Grégory Daude, Gaec du chemin de l’espoir : Comment devenir de plus en plus autonome ?
Être exploitant en fauteuil roulant demande ténacité et inventivité. Grégory Daude, agriculteur dans le Cantal, nous raconte.
Fils d’éleveurs dans le Cantal, Grégory Daude souhaitait devenir ébéniste, mais le sort en a décidé autrement. Victime d’un accident de moto à l’âge de 16 ans, l’école qu’il voulait intégrer ne peut le recevoir. Il entre alors au lycée agricole Louis Mallet de Saint-Flour (15), qui accepte les étudiants en fauteuil roulant, obtient un BEP puis un BTSA à l’École nationale des industries du lait et des viandes d’Aurillac (15). Lors de son installation, en 2013, l’exploitation ne peut pas être agrandie, en raison de sa situation, mais un atelier de fabrication de glaces artisanales est créé et géré par Simone Daude, sa mère et associée. L’entité juridique s’appelle le Gaec du chemin de l’espoir. Tout un programme que le jeune agriculteur a à coeur de mettre en oeuvre. L’exploitation est alors aménagée : un bâtiment neuf est construit, la salle de traite est agencée pour qu’il puisse traire les cinquante vaches. Cette année, le rachat d’un second tracteur et d’une nouvelle grue, qui lui permet de monter et de descendre de l’appareil, va le rendre encore plus autonome. Ainsi, il ne fera plus appel à son frère, à ses parents ou au saisonnier pour atteler ou pour dételer le matériel à chaque fois qu’il souhaite changer d’outils de travail du sol. La grue est un investissement de 12 000 euros. Une aide lui sera-t-elle octroyée ? À ce jour, il attend la réponse de l’Agefiph (association de gestion du fonds pour l’insertion professionnelle des personnes handicapées), alors que le matériel est déjà acheté.

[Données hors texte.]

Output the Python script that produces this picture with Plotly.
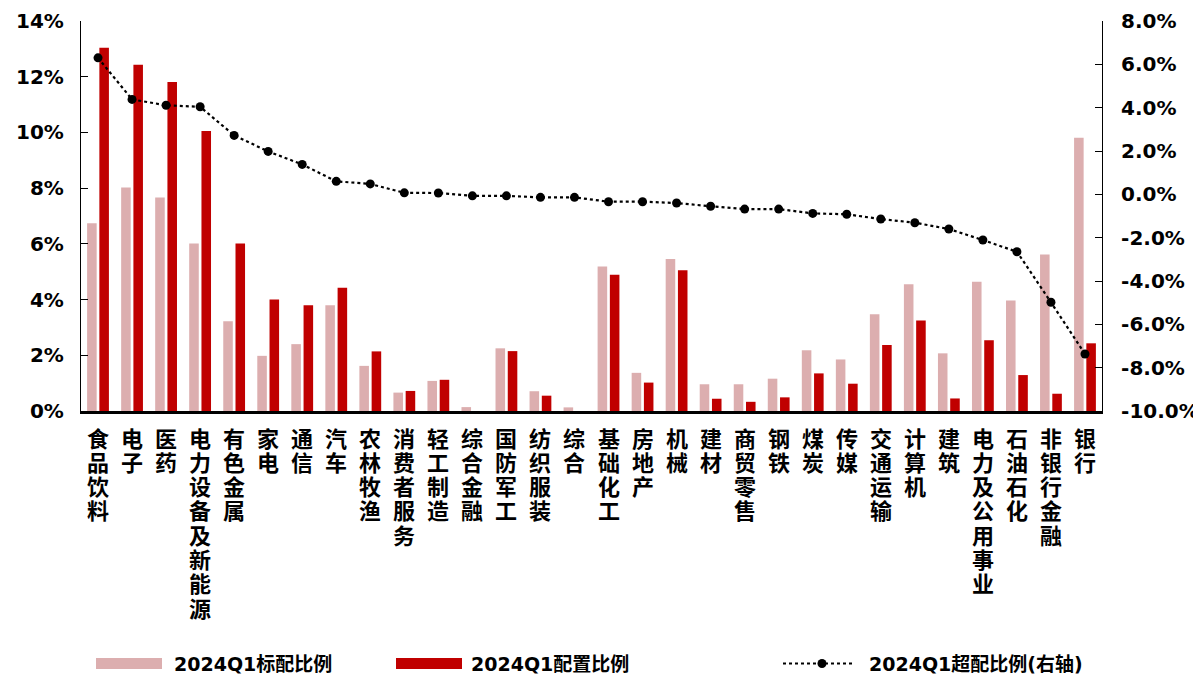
import plotly.graph_objects as go

categories = ["食品饮料", "电子", "医药", "电力设备及新能源", "有色金属", "家电", "通信", "汽车",
              "农林牧渔", "消费者服务", "轻工制造", "综合金融", "国防军工", "纺织服装", "综合",
              "基础化工", "房地产", "机械", "建材", "商贸零售", "钢铁", "煤炭", "传媒", "交通运输",
              "计算机", "建筑", "电力及公用事业", "石油石化", "非银行金融", "银行"]

std_ratio = [6.74, 8.02, 7.66, 6.01, 3.22, 1.98, 2.40, 3.80, 1.62, 0.66, 1.08, 0.14, 2.25, 0.71, 0.13,
             5.19, 1.37, 5.46, 0.96, 0.96, 1.16, 2.18, 1.85, 3.47, 4.55, 2.07, 4.64, 3.97, 5.62, 9.81]
cfg_ratio = [13.04, 12.43, 11.81, 10.05, 6.01, 4.00, 3.80, 4.42, 2.14, 0.72, 1.12, 0.00, 2.15, 0.55, 0.00,
             4.89, 1.02, 5.05, 0.44, 0.33, 0.49, 1.35, 0.98, 2.37, 3.25, 0.45, 2.54, 1.29, 0.62, 2.43]
over_ratio = [6.30, 4.38, 4.11, 4.04, 2.72, 1.98, 1.38, 0.60, 0.48, 0.07, 0.06, -0.07, -0.07, -0.14, -0.14,
              -0.34, -0.34, -0.40, -0.55, -0.68, -0.68, -0.88, -0.92, -1.14, -1.31, -1.60, -2.11, -2.65,
              -4.98, -7.37]

left_tickvals = [0, 2, 4, 6, 8, 10, 12, 14]
left_ticktext = ["0%", "2%", "4%", "6%", "8%", "10%", "12%", "14%"]
right_tickvals = [-10, -8, -6, -4, -2, 0, 2, 4, 6, 8]
right_ticktext = ["-10.0%", "-8.0%", "-6.0%", "-4.0%", "-2.0%", "0.0%", "2.0%", "4.0%", "6.0%", "8.0%"]

series_names = ["2024Q1标配比例", "2024Q1配置比例", "2024Q1超配比例(右轴)"]

LIGHT = "#DCAEAF"
DARK = "#C00000"
FONT = "DejaVu Sans, Noto Sans CJK SC, sans-serif"

# the page body adds an 8px margin; size the figure so it ends at the window edge
OFF = 8
W, H = 1201 - OFF, 676 - OFF
L, R, T, B = 81 - OFF, 99, 21 - OFF, 265
PW = W - L - R
PH = H - T - B
BOTTOM = T + PH


def px(x):
    """window pixel x -> paper x"""
    return (x - OFF - L) / PW


def py(y):
    """window pixel y -> paper y"""
    return (BOTTOM - (y - OFF)) / PH


fig = go.Figure()
fig.add_bar(x=categories, y=std_ratio, name=series_names[0], marker=dict(color=LIGHT, line=dict(width=0)))
fig.add_bar(x=categories, y=cfg_ratio, name=series_names[1], marker=dict(color=DARK, line=dict(width=0)))
fig.add_scatter(x=categories, y=over_ratio, name=series_names[2], yaxis="y2", mode="lines+markers",
                line=dict(color="black", width=2.2, dash="dot"),
                marker=dict(color="black", size=9))

annotations = []
# vertical category labels (one character per line)
for cat in categories:
    for k, ch in enumerate(cat):
        annotations.append(dict(x=cat, xref="x", y=0, yref="paper", yanchor="middle", xanchor="center",
                                yshift=-(28 + k * 24.3), text=ch, showarrow=False,
                                font=dict(family=FONT, size=22, color="black", weight="bold")))

shapes = []
# manual legend
leg_y = 663.5
shapes.append(dict(type="rect", xref="paper", yref="paper", x0=px(96), x1=px(162),
                   y0=py(leg_y + 5.5), y1=py(leg_y - 5.5), fillcolor=LIGHT, line=dict(width=0)))
shapes.append(dict(type="rect", xref="paper", yref="paper", x0=px(396), x1=px(462),
                   y0=py(leg_y + 5.5), y1=py(leg_y - 5.5), fillcolor=DARK, line=dict(width=0)))
shapes.append(dict(type="line", xref="paper", yref="paper", x0=px(783), x1=px(853),
                   y0=py(leg_y), y1=py(leg_y), line=dict(color="black", width=2.2, dash="dot")))
shapes.append(dict(type="circle", xref="paper", yref="paper", x0=px(817.5), x1=px(826.5),
                   y0=py(leg_y + 4.5), y1=py(leg_y - 4.5), fillcolor="black", line=dict(width=0)))
for xpos, name in zip([172, 469, 867], series_names):
    annotations.append(dict(x=px(xpos), xref="paper", y=py(leg_y), yref="paper", xanchor="left",
                            yanchor="middle", text=name, showarrow=False,
                            font=dict(family=FONT, size=19, color="black", weight="bold")))

tickfont = dict(family=FONT, size=20, color="black", weight="bold")

fig.update_layout(
    width=W, height=H,
    margin=dict(l=L, r=R, t=T, b=B, pad=0, autoexpand=False),
    paper_bgcolor="white", plot_bgcolor="white",
    barmode="group", bargap=0.28, bargroupgap=0.22,
    showlegend=False,
    font=dict(family=FONT, color="black"),
    xaxis=dict(type="category", range=[-0.5, len(categories) - 0.5], showline=True, linecolor="black",
               linewidth=2.5, ticks="", showticklabels=False, showgrid=False, zeroline=False,
               automargin=False),
    yaxis=dict(range=[0, 14], tickmode="array", tickvals=left_tickvals, ticktext=left_ticktext,
               ticks="inside", ticklen=7, tickcolor="black", tickwidth=1.2,
               showline=True, linecolor="black", linewidth=1.2, showgrid=False, zeroline=False,
               tickfont=tickfont, ticklabelstandoff=12, automargin=False),
    yaxis2=dict(range=[-10, 8], overlaying="y", side="right", tickmode="array",
                tickvals=right_tickvals, ticktext=right_ticktext,
                ticks="inside", ticklen=7, tickcolor="black", tickwidth=1.2,
                showline=True, linecolor="black", linewidth=1.2, showgrid=False, zeroline=False,
                tickfont=tickfont, ticklabelstandoff=14, automargin=False),
    annotations=annotations,
    shapes=shapes,
)

fig.write_html("out.html")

Le principe consiste à subventionner un outil lorsqu’il est utilisé uniquement par la personne handicapée. C’est la raison pour laquelle peu d’aides lui ont été octroyées au moment de l’installation. Pour mener les bêtes du champ à l’étable, Grégory s’est doté d’un quad avec cabine et volet. Dans certains cas, il demande de l’aide pour manipuler les bêtes. Les récoltes sont effectuées par ses soins, mais pour l’ensilage et les semis de maïs, il fait appel à une entreprise agricole.
Gestion et diversification
En règle générale, la conduite de la ferme demande une organisation très calculée puisqu’une aide, souvent ponctuelle, est encore nécessaire pour réaliser les travaux. « Nous commençons souvent le matin, vers 10 heures, et nous terminons au-delà de 19 heures », spécifie Grégory Daude. Passionné de génétique, l’éleveur achète rarement des vaches pour faire évoluer son troupeau. La coopérative Altitude, à laquelle adhère le Gaec, apporte son soutien. Les conseillers et les commerciaux s’adaptent, et les mécaniciens répondent rapidement lorsqu’un matériel est défectueux. L’atelier de transformation, construit en 2015, un an avant l’échéancier déterminé avec les banquiers pour bénéficier d’aides maximums, a produit l’an passé 1 200 litres de glaces vendues. Cette année, la production, qui va doubler, est vendue à la fois à la ferme, au magasin de producteurs d’Altitude, aux collectivités, aux restaurants, mais aussi à l’occasion de fêtes villageoises. « Sans cette diversification, affirme Grégory Daude, qui représente entre 10 et 20 % de notre chiffre d’affaires, la ferme n’existerait plus. Nous avons traversé de nombreuses difficultés depuis notre installation. Des pertes d’animaux ont été subies en raison d’un problème avec le béton du bâtiment. La sécheresse a succédé à la crise du lait en 2015-2016. » L’expérience de Grégory intéresse d’autres personnes handicapées. Deux personnes, dont un agriculteur, sont venues s’informer sur sa ferme.
—— Marie-Dominique GUIHARD (Tribune Verte 2917)
Bio express
- Gaec du chemin de l’espoir, basé à Saint-Flour (15).
- 50 vaches laitières (race montbéliarde).
- 85 ha de SAU, dont 6 ha de céréales, 6 ha de maïs, 15 ha de prairies temporaires et 58 ha de prairies naturelles.
- Commercialisation à la coopérative Altitude (AOP bleu d’Ambert et bleu d’Auvergne).
- Membre du bureau des Jeunes Agriculteurs du Cantal.